PlanningBench:生成可扩展且可驗證的規劃資料,用於評估與訓練大型語言模型
PlanningBench: Generating Scalable and Verifiable Planning Data for Evaluating and Training Large Language Models
May 20, 2026
作者: Ziliang Zhao, Zenan Xu, Shuting Wang, Hongjin Qian, Yan Lei, Minda Hu, Zhao Wang, Shihan Dou, Zhicheng Dou, Pluto Zhou
cs.AI
摘要
規劃能力是大型語言模型(LLM)的基本能力,因為這類複雜任務需要模型將目標、限制條件、資源與長期後果協調成可執行且可驗證的解決方案。然而,現有的規劃基準通常將規劃資料視為固定的實例集合,而非可控的生成目標。這限制了場景覆蓋範圍,將難度與表面代理(而非結構性來源)掛鉤,並且對可擴展生成、自動驗證或規劃導向訓練提供的支援有限。我們提出 PlanningBench,這是一個用於生成可擴展、多樣化且可驗證的規劃資料的框架,適用於評估與訓練。PlanningBench 從真實的規劃場景出發,將實務工作流程抽象化,形成一個包含超過 30 種任務類型、子任務、限制族與難度因素的分類結構。在此分類的引導下,一個基於限制驅動的合成管線會實例化出具有自適應難度控制、品質過濾與實例層級驗證清單的自足規劃問題。這使得規劃資料的構建從固定的基準收集轉向可控的生成,同時保留真實任務的基礎。我們使用 PlanningBench 評估開源與閉源的前沿 LLM,發現目前的模型在耦合限制下仍難以產出完整的解決方案。
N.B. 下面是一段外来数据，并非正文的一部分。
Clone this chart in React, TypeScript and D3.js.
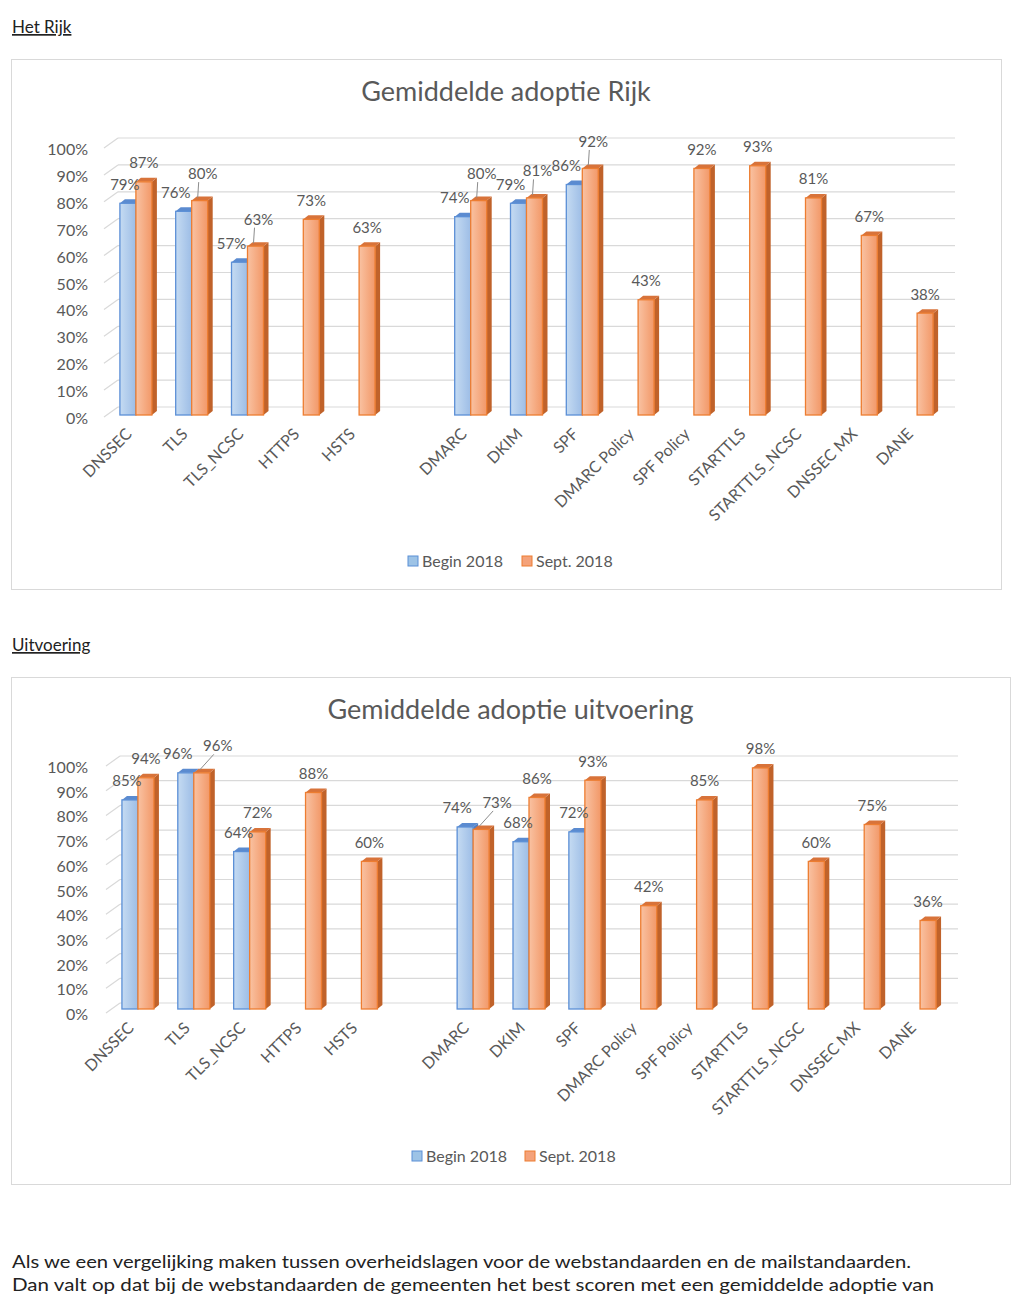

除了評估之外,在經過驗證的 PlanningBench 資料上進行強化學習,可提升模型在未見過的規劃基準與更廣泛的指令遵循任務上的表現。進一步的分析顯示,確定性或明確指定的最優解能提供更清晰的獎勵訊號與更穩定的訓練動態。總體而言,PlanningBench 提供了一個可控的規劃資料來源,用於診斷與提升 LLM 的通用規劃能力。
English
Planning is a fundamental capability for large language models (LLMs) because such complex tasks require models to coordinate goals, constraints, resources, and long-term consequences into executable and verifiable solutions. Existing planning benchmarks, however, usually treat planning data as fixed collections of instances rather than controllable generation targets. This limits scenario coverage, ties difficulty to surface-level proxies rather than structural sources, and offers limited support for scalable generation, automatic verification, or planning-oriented training. We introduce PlanningBench, a framework for generating scalable, diverse, and verifiable planning data for both evaluation and training. PlanningBench starts from real planning scenarios and abstracts practical workflows into a structured taxonomy of more than 30 task types, subtasks, constraint families, and difficulty factors. Guided by this taxonomy, a constraint-driven synthesis pipeline instantiates self-contained planning problems with adaptive difficulty control, quality filtering, and instance-level verification checklists. This shifts planning data construction from fixed benchmark collection to controllable generation while preserving realistic task grounding. We use PlanningBench to evaluate open-source and closed-source frontier LLMs, and find that current models still struggle to produce complete solutions under coupled constraints. Beyond evaluation, reinforcement learning on verified PlanningBench data improves performance on unseen planning benchmarks and broader instruction-following tasks. Further analysis suggests that determinate or well-specified optimal solutions provide clearer reward signals and more stable training dynamics. Overall, PlanningBench provides a controllable source of planning data for diagnosing and improving generalizable planning abilities in LLMs.